Vision and values: Craft your message carefully
One result of my getting sick at the beginning of this year is that piles of the academic journals I normally read got put into a big unread pile on a table. Recovering now from my hospitalization, I have just begun to attack the stack. And in doing so, I just came upon a shining golden nugget, in the form of a paper with the intriguing title "A (Blurry) Vision of the Future: How Leader Rhetoric about Ultimate Goals Influences Performance." The authors are three young business school assistant professors -- Andrew Carton, Chad Murphy and Jonathan Clark -- and the paper appears in the December 2014 issue of the Academy of Management Journal.
Their study is both an extremely careful piece of academic research (which professors like, but which practitioners also should care about because it affects how believable the findings are), and also one with enormous practical implications for government managers.
The paper studies the messages managers can give employees presenting a vision for what the organization seeks to accomplish and the values for which the organization stands, and how such messages are used by managers as a way to improve an organization's performance. The authors argue there are effective and ineffective ways to present both vision and values. For vision, the more concrete the better. For values, the fewer the better.
A less effective vision presents a general concept ("Our vision is that our toys will be enjoyed by all our customers"). A more effective vision presents an image that employees can truly visualize ("Our vision is that toys will make wide-eyed kids laugh and proud parents smile"). The authors believe an actual image is both more vivid and less subject to varying interpretations of what it means.
In terms of values, a short list of declarations promotes common purpose. As the number of professed values increases, so to does the potential for disagreement among employees about which are really important.
Communicating vivid images and a limited number of values, they argue, will improve performance by creating a shared view that makes it easier for employees, especially those working on different tasks, to coordinate their activities. That, in turn, contributes to more efficient and effective production.
The authors tested their theory with two studies. For one, involving a dataset of all the acute care hospitals in California, they tracked hospital readmission rates (patients who come back to the hospital after release because they fall sick again), which are related, among other things, to successful coordination among caregivers and staff. With careful measurement of the kinds of messages hospital executives deliver to staff (using a mixture of publicly available hospital documents and interviews at a sample of hospitals), they provided evidence that use of strong images reduces readmission, but only when combined with a smaller number of values emphasized.
In a second study, a lab experiment involving collaborative design of a toy, they measured successful coordination in terms of the number of errors made by team members, and found similar results.
These results are very important for government managers. Crafting effective messages for employees is not resource-intensive or even particularly time-intensive (especially compared with crafting ineffective messages, which presumably takes the same amount of time). Doing so requires no statutory changes or union negotiations; any manager can do it.

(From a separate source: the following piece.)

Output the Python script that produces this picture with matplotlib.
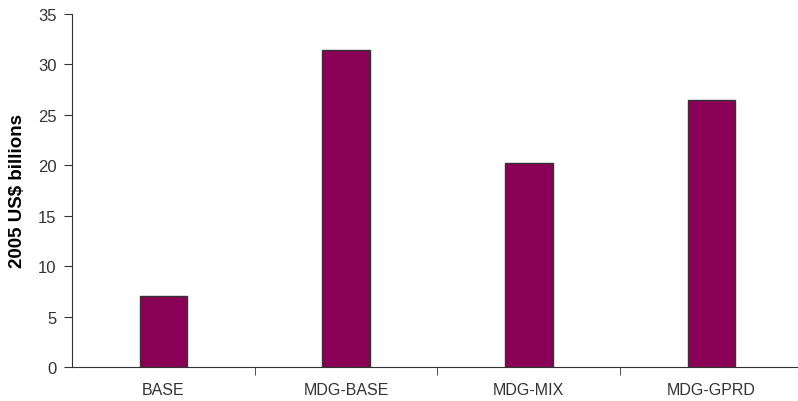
import matplotlib.pyplot as plt

scenarios = ['BASE', 'MDG-BASE', 'MDG-MIX', 'MDG-GPRD']
values = [7.0, 31.4, 20.2, 26.5]
yticks = [0, 5, 10, 15, 20, 25, 30, 35]

plt.rcParams['font.family'] = ['Liberation Sans', 'DejaVu Sans']

fig = plt.figure(figsize=(7.98, 4.02), dpi=100)
ax = fig.add_axes([72 / 798, 34 / 402, 731 / 798, 353 / 402])

x = range(len(scenarios))
ax.bar(x, values, width=0.26, color='#8B0057', edgecolor='#333333', linewidth=1)

ax.set_xlim(-0.5, len(scenarios) - 0.5)
ax.set_ylim(0, 35)
ax.set_yticks(yticks)
ax.set_xticks(list(x))
ax.set_xticklabels(scenarios)
ax.set_xticks([i + 0.5 for i in range(len(scenarios) - 1)], minor=True)
ax.tick_params(axis='x', which='major', length=0, pad=11, labelsize=11.5, labelcolor='#333333')
ax.tick_params(axis='x', which='minor', length=6, direction='out', color='#333333')
ax.tick_params(axis='y', length=6, direction='out', color='#333333', labelsize=12,
               labelcolor='#333333', pad=5)

for side in ['top', 'right']:
    ax.spines[side].set_visible(False)
for side in ['left', 'bottom']:
    ax.spines[side].set_color('#333333')

ax.set_ylabel('2005 US$ billions', fontsize=13.5, fontweight='bold', labelpad=9)

fig.savefig('out.png', dpi=100)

That's not to say that it's easy, however; the study found that effective messages are rare. The researchers' analysis found that in vision statements, there were 16 conceptual words for every image word. And the average number of values referred to was greater than four per statement. "In sum," they write, "most leaders exhibit a 'blurry vision bias in which they (a) provide conceptual (rather than concrete) visions and then (b) communicate a number of values that further obscures the vision."
So here is a scrupulously careful piece of scholarship with conclusions that are of immediate practical relevance to government managers who want to improve their organization's performance.
In my last blog on "nudge," I noted that the message was that the message matters. In a different way, we see the same result here: the messages managers give -- both how they give them and how many -- can have measurable ramifications.
Carton, Murphy, and Clark, thanks for writing! Now, managers – will you listen?